>> Begin
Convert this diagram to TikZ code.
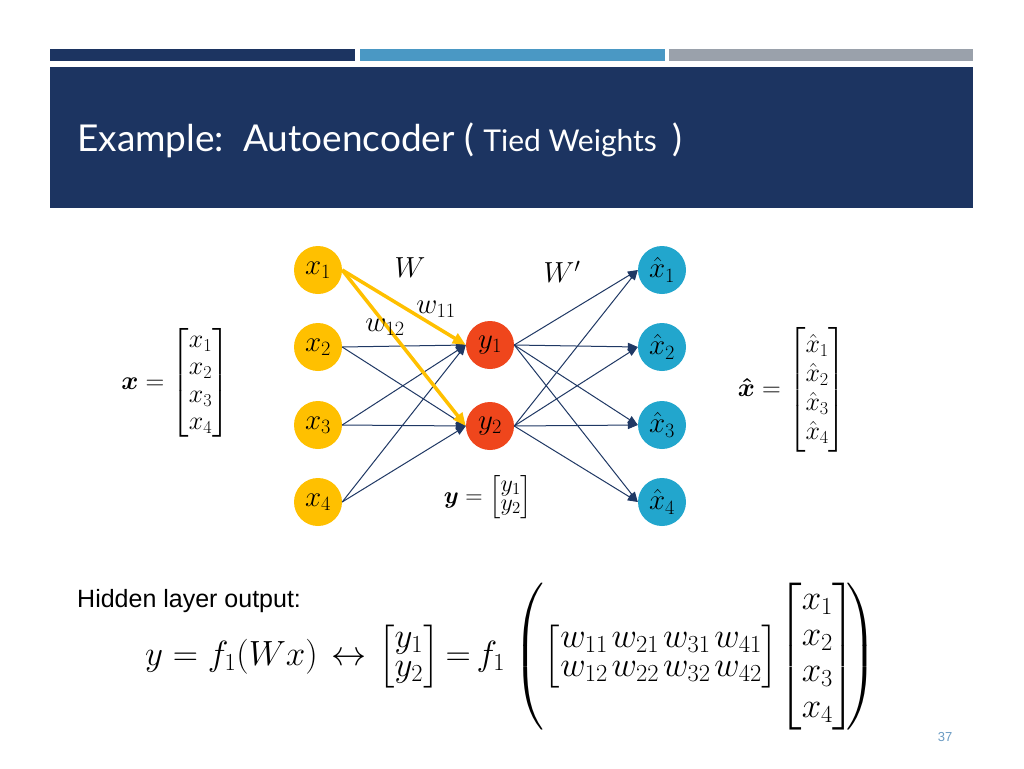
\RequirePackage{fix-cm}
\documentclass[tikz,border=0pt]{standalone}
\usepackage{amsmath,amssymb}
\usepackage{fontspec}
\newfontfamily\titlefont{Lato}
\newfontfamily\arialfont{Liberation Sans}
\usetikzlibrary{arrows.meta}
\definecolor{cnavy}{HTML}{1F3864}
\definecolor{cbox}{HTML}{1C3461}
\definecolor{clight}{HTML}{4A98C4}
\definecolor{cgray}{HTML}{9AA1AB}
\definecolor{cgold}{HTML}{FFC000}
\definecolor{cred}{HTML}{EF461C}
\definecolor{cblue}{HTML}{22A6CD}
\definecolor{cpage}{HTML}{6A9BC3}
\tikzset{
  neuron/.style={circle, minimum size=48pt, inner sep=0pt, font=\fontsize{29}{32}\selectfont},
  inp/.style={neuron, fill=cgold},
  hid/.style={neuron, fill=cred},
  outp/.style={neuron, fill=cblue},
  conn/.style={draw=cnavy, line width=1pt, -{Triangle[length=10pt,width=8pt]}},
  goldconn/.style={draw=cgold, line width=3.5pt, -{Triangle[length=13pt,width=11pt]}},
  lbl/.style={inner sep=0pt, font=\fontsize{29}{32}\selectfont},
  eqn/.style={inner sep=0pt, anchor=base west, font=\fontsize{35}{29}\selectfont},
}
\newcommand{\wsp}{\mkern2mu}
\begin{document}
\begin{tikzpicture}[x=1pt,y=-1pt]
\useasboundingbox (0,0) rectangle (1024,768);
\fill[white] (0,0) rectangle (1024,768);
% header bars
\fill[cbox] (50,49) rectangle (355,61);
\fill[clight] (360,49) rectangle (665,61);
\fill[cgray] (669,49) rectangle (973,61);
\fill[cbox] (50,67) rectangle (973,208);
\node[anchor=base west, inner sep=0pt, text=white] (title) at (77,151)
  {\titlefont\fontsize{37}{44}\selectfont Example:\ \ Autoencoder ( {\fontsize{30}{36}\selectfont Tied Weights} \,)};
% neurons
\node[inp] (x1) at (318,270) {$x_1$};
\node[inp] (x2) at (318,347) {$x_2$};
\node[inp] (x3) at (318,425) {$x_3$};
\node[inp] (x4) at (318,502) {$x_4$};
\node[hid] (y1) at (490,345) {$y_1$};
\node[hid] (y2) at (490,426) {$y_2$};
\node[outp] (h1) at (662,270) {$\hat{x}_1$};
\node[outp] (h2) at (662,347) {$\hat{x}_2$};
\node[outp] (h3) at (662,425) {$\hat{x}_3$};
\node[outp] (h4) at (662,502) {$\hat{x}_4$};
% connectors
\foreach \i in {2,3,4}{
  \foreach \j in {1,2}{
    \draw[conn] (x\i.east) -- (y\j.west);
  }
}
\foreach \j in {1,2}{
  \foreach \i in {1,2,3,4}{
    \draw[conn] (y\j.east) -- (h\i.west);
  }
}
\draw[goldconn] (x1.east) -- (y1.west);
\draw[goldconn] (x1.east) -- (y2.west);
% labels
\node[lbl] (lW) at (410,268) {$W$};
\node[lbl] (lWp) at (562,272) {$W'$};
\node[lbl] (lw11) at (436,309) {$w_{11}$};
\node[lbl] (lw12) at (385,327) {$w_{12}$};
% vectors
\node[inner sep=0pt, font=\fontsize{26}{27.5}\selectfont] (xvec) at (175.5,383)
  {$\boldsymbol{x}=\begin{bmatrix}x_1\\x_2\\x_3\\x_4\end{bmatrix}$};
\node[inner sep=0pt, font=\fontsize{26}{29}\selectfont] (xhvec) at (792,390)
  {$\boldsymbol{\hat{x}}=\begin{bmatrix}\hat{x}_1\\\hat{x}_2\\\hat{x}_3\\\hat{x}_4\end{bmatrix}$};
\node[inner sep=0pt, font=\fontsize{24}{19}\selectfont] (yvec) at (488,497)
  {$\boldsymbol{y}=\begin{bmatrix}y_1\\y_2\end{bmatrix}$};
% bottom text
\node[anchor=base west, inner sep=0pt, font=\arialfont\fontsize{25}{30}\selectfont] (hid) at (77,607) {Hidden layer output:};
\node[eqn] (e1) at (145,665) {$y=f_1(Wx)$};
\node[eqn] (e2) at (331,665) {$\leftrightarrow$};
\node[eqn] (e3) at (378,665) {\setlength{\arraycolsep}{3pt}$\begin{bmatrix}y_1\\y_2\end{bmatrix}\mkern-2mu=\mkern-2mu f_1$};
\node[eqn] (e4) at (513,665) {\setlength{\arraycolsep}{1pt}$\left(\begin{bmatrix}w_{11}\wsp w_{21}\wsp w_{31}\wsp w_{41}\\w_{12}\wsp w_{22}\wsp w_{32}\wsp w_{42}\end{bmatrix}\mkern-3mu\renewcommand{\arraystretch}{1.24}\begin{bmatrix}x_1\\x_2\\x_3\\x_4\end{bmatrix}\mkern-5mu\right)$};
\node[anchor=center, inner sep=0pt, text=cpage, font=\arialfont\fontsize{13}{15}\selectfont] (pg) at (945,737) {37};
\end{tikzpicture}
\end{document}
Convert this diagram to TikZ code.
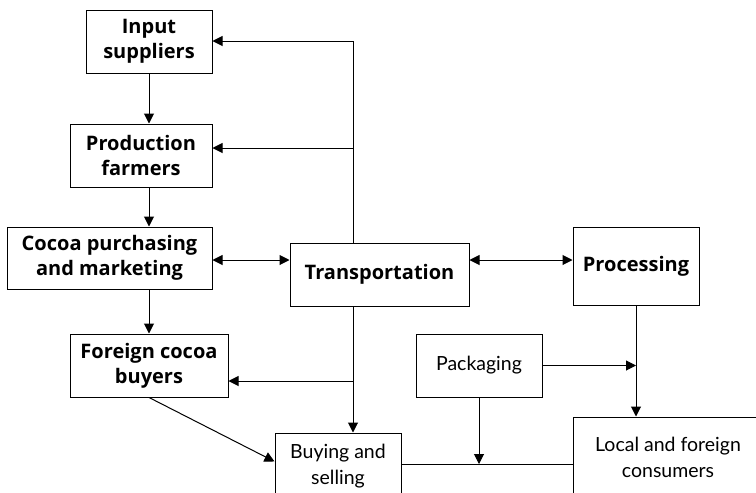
>> End
EXERCISE BRIEF: Reproduce every entry exactly, but omit each picture.

TASK SOLUTION:
Convert this diagram to TikZ code.
\RequirePackage{fix-cm}
\documentclass[tikz,border=0pt]{standalone}
\usepackage{amsmath,amssymb}
\usepackage{fontspec}
\newfontfamily\titlefont{Lato}
\newfontfamily\arialfont{Liberation Sans}
\usetikzlibrary{arrows.meta}
\definecolor{cnavy}{HTML}{1F3864}
\definecolor{cbox}{HTML}{1C3461}
\definecolor{clight}{HTML}{4A98C4}
\definecolor{cgray}{HTML}{9AA1AB}
\definecolor{cgold}{HTML}{FFC000}
\definecolor{cred}{HTML}{EF461C}
\definecolor{cblue}{HTML}{22A6CD}
\definecolor{cpage}{HTML}{6A9BC3}
\tikzset{
  neuron/.style={circle, minimum size=48pt, inner sep=0pt, font=\fontsize{29}{32}\selectfont},
  inp/.style={neuron, fill=cgold},
  hid/.style={neuron, fill=cred},
  outp/.style={neuron, fill=cblue},
  conn/.style={draw=cnavy, line width=1pt, -{Triangle[length=10pt,width=8pt]}},
  goldconn/.style={draw=cgold, line width=3.5pt, -{Triangle[length=13pt,width=11pt]}},
  lbl/.style={inner sep=0pt, font=\fontsize{29}{32}\selectfont},
  eqn/.style={inner sep=0pt, anchor=base west, font=\fontsize{35}{29}\selectfont},
}
\newcommand{\wsp}{\mkern2mu}
\begin{document}
\begin{tikzpicture}[x=1pt,y=-1pt]
\useasboundingbox (0,0) rectangle (1024,768);
\fill[white] (0,0) rectangle (1024,768);
% header bars
\fill[cbox] (50,49) rectangle (355,61);
\fill[clight] (360,49) rectangle (665,61);
\fill[cgray] (669,49) rectangle (973,61);
\fill[cbox] (50,67) rectangle (973,208);
\node[anchor=base west, inner sep=0pt, text=white] (title) at (77,151)
  {\titlefont\fontsize{37}{44}\selectfont Example:\ \ Autoencoder ( {\fontsize{30}{36}\selectfont Tied Weights} \,)};
% neurons
\node[inp] (x1) at (318,270) {$x_1$};
\node[inp] (x2) at (318,347) {$x_2$};
\node[inp] (x3) at (318,425) {$x_3$};
\node[inp] (x4) at (318,502) {$x_4$};
\node[hid] (y1) at (490,345) {$y_1$};
\node[hid] (y2) at (490,426) {$y_2$};
\node[outp] (h1) at (662,270) {$\hat{x}_1$};
\node[outp] (h2) at (662,347) {$\hat{x}_2$};
\node[outp] (h3) at (662,425) {$\hat{x}_3$};
\node[outp] (h4) at (662,502) {$\hat{x}_4$};
% connectors
\foreach \i in {2,3,4}{
  \foreach \j in {1,2}{
    \draw[conn] (x\i.east) -- (y\j.west);
  }
}
\foreach \j in {1,2}{
  \foreach \i in {1,2,3,4}{
    \draw[conn] (y\j.east) -- (h\i.west);
  }
}
\draw[goldconn] (x1.east) -- (y1.west);
\draw[goldconn] (x1.east) -- (y2.west);
% labels
\node[lbl] (lW) at (410,268) {$W$};
\node[lbl] (lWp) at (562,272) {$W'$};
\node[lbl] (lw11) at (436,309) {$w_{11}$};
\node[lbl] (lw12) at (385,327) {$w_{12}$};
% vectors
\node[inner sep=0pt, font=\fontsize{26}{27.5}\selectfont] (xvec) at (175.5,383)
  {$\boldsymbol{x}=\begin{bmatrix}x_1\\x_2\\x_3\\x_4\end{bmatrix}$};
\node[inner sep=0pt, font=\fontsize{26}{29}\selectfont] (xhvec) at (792,390)
  {$\boldsymbol{\hat{x}}=\begin{bmatrix}\hat{x}_1\\\hat{x}_2\\\hat{x}_3\\\hat{x}_4\end{bmatrix}$};
\node[inner sep=0pt, font=\fontsize{24}{19}\selectfont] (yvec) at (488,497)
  {$\boldsymbol{y}=\begin{bmatrix}y_1\\y_2\end{bmatrix}$};
% bottom text
\node[anchor=base west, inner sep=0pt, font=\arialfont\fontsize{25}{30}\selectfont] (hid) at (77,607) {Hidden layer output:};
\node[eqn] (e1) at (145,665) {$y=f_1(Wx)$};
\node[eqn] (e2) at (331,665) {$\leftrightarrow$};
\node[eqn] (e3) at (378,665) {\setlength{\arraycolsep}{3pt}$\begin{bmatrix}y_1\\y_2\end{bmatrix}\mkern-2mu=\mkern-2mu f_1$};
\node[eqn] (e4) at (513,665) {\setlength{\arraycolsep}{1pt}$\left(\begin{bmatrix}w_{11}\wsp w_{21}\wsp w_{31}\wsp w_{41}\\w_{12}\wsp w_{22}\wsp w_{32}\wsp w_{42}\end{bmatrix}\mkern-3mu\renewcommand{\arraystretch}{1.24}\begin{bmatrix}x_1\\x_2\\x_3\\x_4\end{bmatrix}\mkern-5mu\right)$};
\node[anchor=center, inner sep=0pt, text=cpage, font=\arialfont\fontsize{13}{15}\selectfont] (pg) at (945,737) {37};
\end{tikzpicture}
\end{document}
Convert this diagram to TikZ code.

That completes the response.